» **INFORMATION PROVIDED**:
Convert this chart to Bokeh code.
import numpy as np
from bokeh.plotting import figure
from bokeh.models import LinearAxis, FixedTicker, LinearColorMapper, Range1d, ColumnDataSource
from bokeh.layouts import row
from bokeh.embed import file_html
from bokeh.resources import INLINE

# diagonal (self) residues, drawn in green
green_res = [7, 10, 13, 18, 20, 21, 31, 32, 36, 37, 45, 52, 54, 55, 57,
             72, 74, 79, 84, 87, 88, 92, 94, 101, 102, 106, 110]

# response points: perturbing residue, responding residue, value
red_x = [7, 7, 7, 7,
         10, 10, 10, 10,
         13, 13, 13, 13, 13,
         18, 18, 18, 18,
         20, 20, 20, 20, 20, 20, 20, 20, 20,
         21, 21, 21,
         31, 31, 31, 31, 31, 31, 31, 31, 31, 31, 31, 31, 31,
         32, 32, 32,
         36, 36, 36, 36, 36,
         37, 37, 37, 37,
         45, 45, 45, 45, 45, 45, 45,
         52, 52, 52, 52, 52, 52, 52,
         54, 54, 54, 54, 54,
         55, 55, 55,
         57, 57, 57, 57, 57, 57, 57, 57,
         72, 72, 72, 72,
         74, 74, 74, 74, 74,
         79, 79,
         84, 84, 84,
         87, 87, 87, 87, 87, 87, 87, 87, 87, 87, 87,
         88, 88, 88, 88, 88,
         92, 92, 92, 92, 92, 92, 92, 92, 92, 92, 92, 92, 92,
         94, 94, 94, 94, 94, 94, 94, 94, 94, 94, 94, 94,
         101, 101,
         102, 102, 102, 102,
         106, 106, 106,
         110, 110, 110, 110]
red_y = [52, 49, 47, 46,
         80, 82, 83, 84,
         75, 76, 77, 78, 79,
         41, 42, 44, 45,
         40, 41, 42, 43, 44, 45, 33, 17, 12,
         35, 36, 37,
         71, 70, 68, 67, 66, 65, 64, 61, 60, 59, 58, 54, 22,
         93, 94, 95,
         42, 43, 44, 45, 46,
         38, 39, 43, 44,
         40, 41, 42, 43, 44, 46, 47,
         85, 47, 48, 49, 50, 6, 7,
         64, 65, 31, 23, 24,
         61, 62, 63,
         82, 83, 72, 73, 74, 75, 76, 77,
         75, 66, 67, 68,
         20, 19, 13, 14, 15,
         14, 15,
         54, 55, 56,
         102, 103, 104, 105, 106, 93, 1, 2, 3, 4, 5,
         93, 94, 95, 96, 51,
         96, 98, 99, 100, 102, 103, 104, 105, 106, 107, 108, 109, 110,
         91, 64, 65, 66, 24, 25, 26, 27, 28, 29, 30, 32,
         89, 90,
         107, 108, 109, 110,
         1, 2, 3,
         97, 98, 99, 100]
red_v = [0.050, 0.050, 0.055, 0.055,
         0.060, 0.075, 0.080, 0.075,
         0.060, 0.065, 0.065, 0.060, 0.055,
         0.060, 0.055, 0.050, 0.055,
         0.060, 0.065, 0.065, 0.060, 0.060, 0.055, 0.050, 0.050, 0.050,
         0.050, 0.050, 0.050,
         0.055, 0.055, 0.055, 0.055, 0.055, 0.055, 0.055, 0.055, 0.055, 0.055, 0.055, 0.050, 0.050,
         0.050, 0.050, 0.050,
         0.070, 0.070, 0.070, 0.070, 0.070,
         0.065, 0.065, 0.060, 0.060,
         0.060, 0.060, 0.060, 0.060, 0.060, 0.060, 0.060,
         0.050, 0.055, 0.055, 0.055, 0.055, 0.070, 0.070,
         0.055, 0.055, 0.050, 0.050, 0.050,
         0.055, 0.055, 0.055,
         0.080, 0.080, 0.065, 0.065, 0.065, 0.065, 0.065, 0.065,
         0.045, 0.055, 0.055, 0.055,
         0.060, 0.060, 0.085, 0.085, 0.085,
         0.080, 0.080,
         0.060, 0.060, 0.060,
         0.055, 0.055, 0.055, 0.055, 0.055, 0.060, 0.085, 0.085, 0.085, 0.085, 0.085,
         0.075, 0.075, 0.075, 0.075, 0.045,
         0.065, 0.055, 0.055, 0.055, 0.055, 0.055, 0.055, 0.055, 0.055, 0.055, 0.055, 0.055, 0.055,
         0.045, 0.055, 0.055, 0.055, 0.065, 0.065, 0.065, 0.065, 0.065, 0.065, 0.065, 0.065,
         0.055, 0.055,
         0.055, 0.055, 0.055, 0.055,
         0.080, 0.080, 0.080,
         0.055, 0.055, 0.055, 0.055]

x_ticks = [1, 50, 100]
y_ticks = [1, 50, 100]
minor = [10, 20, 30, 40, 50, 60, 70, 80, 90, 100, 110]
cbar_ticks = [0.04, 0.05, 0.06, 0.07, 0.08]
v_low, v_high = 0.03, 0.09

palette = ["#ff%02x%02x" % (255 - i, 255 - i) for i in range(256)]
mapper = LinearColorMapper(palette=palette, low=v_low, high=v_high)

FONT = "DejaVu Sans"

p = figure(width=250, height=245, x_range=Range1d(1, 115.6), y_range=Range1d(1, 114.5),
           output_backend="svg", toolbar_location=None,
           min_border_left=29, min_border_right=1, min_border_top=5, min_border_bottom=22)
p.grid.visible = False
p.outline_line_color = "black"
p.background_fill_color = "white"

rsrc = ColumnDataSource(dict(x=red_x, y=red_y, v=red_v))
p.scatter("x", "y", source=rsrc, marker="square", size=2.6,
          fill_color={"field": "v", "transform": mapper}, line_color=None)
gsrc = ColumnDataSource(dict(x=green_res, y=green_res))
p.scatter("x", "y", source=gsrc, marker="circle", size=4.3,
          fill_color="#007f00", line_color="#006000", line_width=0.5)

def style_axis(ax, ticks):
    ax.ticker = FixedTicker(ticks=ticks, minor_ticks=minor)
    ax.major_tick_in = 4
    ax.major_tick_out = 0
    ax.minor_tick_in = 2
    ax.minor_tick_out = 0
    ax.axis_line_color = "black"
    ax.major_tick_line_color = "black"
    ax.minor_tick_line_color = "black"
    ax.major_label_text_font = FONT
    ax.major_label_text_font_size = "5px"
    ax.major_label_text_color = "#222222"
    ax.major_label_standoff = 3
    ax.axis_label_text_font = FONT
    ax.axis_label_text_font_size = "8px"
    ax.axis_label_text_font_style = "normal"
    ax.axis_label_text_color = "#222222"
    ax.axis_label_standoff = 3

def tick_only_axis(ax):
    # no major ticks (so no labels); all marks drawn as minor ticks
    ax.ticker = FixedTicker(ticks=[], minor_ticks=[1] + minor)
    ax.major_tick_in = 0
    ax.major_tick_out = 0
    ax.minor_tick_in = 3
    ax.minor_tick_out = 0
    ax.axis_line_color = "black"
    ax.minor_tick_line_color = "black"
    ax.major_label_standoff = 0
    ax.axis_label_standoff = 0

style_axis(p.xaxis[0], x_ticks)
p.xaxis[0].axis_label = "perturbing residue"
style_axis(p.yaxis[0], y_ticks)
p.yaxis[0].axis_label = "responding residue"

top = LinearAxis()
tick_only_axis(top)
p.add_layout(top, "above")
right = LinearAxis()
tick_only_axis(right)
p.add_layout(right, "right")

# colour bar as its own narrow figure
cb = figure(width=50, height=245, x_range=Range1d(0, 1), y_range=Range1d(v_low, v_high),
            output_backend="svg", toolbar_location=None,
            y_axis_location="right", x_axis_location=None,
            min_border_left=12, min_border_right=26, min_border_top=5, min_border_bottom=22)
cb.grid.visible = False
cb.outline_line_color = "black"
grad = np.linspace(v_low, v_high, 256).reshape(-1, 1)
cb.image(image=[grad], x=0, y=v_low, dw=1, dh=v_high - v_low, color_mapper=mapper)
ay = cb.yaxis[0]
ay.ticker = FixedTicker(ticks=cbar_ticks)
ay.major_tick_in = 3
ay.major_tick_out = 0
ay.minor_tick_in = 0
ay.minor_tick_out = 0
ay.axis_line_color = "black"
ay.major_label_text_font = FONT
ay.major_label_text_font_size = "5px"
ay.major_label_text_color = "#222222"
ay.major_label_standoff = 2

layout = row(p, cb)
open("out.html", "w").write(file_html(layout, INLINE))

» **THE REQUEST**: Copy out the listing above, line by line and exactly, from its first line to the line holding "102, 106, 110]", inclusive.

» **RESULT FOR THIS EXERCISE**:
Convert this chart to Bokeh code.
import numpy as np
from bokeh.plotting import figure
from bokeh.models import LinearAxis, FixedTicker, LinearColorMapper, Range1d, ColumnDataSource
from bokeh.layouts import row
from bokeh.embed import file_html
from bokeh.resources import INLINE

# diagonal (self) residues, drawn in green
green_res = [7, 10, 13, 18, 20, 21, 31, 32, 36, 37, 45, 52, 54, 55, 57,
             72, 74, 79, 84, 87, 88, 92, 94, 101, 102, 106, 110]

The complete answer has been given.